Por Yuri Schein
Na tradição metafísica clássica, particularmente na mecânica aristotélico-tomista, a causalidade é entendida de forma mediada: um agente age segundo sua natureza, e a causa se manifesta em categorias distintas — causa material, formal, eficiente e final. Contudo, essa abordagem se mostra insuficiente quando confrontada com a soberania absoluta de Deus e a realidade do pecado humano. No ocasionalismo, à maneira de Gordon Clark e Vincent Cheung, a causalidade é direta e imediata. Nada ocorre fora do encargo ativo de Deus. Toda ação, seja ela material ou espiritual, externa ou interna, é causada diretamente por Ele.
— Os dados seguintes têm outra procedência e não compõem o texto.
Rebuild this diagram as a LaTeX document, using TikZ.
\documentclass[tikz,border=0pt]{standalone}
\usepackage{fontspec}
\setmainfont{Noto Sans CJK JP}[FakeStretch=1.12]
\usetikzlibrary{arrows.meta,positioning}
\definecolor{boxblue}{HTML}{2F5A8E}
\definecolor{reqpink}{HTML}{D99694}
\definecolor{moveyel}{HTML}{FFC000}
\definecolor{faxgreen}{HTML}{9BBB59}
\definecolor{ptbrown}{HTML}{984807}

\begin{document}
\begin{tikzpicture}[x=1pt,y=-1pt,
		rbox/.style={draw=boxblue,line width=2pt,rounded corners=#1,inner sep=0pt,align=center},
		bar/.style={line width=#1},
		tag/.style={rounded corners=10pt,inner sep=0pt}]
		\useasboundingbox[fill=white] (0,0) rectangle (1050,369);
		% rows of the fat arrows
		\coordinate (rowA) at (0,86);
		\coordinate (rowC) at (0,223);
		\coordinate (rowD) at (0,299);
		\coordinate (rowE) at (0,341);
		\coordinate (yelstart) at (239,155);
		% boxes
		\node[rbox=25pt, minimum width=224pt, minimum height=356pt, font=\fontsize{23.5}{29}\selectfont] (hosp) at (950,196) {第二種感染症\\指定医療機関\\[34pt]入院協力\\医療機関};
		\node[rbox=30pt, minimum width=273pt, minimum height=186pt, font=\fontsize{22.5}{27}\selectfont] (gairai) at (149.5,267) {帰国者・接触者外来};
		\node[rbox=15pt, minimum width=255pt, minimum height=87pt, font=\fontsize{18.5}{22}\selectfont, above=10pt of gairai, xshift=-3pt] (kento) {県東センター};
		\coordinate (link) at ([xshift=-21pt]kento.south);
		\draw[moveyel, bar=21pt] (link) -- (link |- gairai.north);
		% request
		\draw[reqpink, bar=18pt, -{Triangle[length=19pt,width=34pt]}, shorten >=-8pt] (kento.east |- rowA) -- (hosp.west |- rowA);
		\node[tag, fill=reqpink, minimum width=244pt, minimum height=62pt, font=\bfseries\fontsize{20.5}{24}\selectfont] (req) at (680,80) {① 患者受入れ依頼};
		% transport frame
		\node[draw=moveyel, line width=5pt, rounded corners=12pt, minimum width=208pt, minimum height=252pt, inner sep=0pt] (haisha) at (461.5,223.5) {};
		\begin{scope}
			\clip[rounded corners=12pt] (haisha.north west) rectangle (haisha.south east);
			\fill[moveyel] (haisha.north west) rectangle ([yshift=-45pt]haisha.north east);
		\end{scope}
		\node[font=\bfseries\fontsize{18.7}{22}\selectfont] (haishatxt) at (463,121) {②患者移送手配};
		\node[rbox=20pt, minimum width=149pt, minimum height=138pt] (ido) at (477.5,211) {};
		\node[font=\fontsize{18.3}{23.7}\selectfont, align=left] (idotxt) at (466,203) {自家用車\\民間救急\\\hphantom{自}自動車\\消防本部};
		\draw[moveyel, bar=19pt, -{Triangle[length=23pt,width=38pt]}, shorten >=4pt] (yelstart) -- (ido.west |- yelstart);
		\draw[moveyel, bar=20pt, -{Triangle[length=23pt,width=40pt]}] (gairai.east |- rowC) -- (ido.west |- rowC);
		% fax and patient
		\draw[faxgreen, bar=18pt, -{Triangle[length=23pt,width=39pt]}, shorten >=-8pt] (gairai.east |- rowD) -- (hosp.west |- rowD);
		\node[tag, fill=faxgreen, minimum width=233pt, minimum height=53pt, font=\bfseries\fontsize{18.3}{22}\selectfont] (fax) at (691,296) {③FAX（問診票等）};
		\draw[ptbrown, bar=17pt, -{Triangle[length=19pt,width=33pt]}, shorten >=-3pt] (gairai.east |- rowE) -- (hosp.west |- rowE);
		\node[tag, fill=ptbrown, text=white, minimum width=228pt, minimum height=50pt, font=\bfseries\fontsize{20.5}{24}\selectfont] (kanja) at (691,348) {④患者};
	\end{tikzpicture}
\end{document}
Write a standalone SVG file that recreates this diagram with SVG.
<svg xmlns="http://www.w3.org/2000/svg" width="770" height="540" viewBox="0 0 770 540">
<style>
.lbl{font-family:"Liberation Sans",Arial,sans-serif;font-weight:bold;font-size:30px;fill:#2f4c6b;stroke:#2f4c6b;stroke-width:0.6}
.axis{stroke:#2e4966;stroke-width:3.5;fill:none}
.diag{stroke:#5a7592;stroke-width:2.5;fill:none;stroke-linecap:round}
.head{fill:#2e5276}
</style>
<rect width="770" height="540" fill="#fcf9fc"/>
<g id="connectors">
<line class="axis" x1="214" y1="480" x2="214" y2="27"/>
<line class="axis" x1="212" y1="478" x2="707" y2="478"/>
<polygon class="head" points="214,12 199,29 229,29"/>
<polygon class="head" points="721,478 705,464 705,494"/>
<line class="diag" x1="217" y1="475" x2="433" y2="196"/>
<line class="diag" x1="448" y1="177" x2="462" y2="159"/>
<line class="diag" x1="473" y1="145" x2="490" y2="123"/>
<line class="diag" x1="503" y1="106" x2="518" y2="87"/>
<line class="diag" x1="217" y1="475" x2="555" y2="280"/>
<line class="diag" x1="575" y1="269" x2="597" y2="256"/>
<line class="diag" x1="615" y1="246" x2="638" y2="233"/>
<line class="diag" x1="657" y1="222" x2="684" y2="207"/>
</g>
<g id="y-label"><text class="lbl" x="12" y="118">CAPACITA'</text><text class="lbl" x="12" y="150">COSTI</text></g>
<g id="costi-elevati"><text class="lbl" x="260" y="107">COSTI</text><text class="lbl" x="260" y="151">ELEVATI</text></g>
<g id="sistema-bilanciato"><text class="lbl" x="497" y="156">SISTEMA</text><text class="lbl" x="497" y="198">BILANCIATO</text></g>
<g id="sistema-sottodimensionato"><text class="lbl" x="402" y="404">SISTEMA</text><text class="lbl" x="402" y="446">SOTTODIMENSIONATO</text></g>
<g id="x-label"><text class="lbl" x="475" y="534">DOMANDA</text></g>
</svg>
🌀 Tentação: Metafísica versus Experiência
A tentação ilustra com perfeição essa distinção. Deus causa a carne, o diabo e todas as circunstâncias que promovem a tentação. Ele determina o movimento de cada partícula de matéria e cada inclinação da vontade criada. No entanto, isso não transforma Deus no tentador dentro da experiência humana. Na perspectiva do indivíduo, a carne e o diabo atuam como agentes responsáveis — eles são os “tentadores” na narrativa e no exercício da escolha moral.
Tiago 1.13 deixa isso claro: “Deus não tenta ninguém com o mal.” Aqui, Tiago não discute causalidade metafísica; discute responsabilidade do agente. Deus permanece absolutamente soberano, mas a criatura é a que experiencia e responde à tentação. Assim, podemos afirmar: Deus causa a tentação, mas a criatura é o agente responsável em sua esfera de experiência.
⚔️ Causalidade Absoluta
Como causa real, Deus é o originador de tudo (Ef 1.11; Ec 11.5). Nenhum evento material ou espiritual escapa de sua vontade efetiva. O pecado, seja interno ou externo, está dentro do alcance de sua causalidade (Ap 17.17; Ez 14.9; Is 63.17). Esta não é uma afirmação de relativização do mal, mas o reconhecimento da soberania incontestável de Deus: Ele ordena e executa todas as coisas, inclusive as que nas Escrituras chamamos de mal.
🧩 Silogismo Ocasionalista
P1. Deus causa a tentação (Ef 1.11).
P2. Deus não tenta ninguém (Tg 1.13).
C. Tiago 1.13 não trata da causalidade, mas da responsabilidade do agente.
Este silogismo deixa evidente o ponto central do ocasionalismo: a causalidade metafísica e a responsabilidade moral não se confundem. Deus é a causa de tudo, mas não é o agente responsável pelas decisões humanas dentro da história. A tentação ocorre, é verdadeira, e a criatura é a que padece e responde — mas a origem última é divina.
⚙️ Conclusão
A confusão entre agente e causa é antiga. Aristóteles, Tomás de Aquino e seus seguidores tendem a pensar a causalidade como algo “autônomo” da criatura. O ocasionalismo corrige isso: a criatura existe, age e experimenta, mas tudo é causado por Deus, desde a menor inclinação da carne até o maior ato maligno do diabo. Assim, Tiago e Efésios não se contradizem; complementam-se: um fala da responsabilidade experiencial, o outro da causalidade absoluta.
No fim, reconhecer esta distinção é essencial para qualquer teologia reformada que pretenda ser consistente com a Escritura e a soberania divina. Não há espaço para ambiguidades: Deus causa todas as coisas, mas não é tentador, exceto na medida em que determina, por sua vontade, a realidade em que a tentação se manifesta.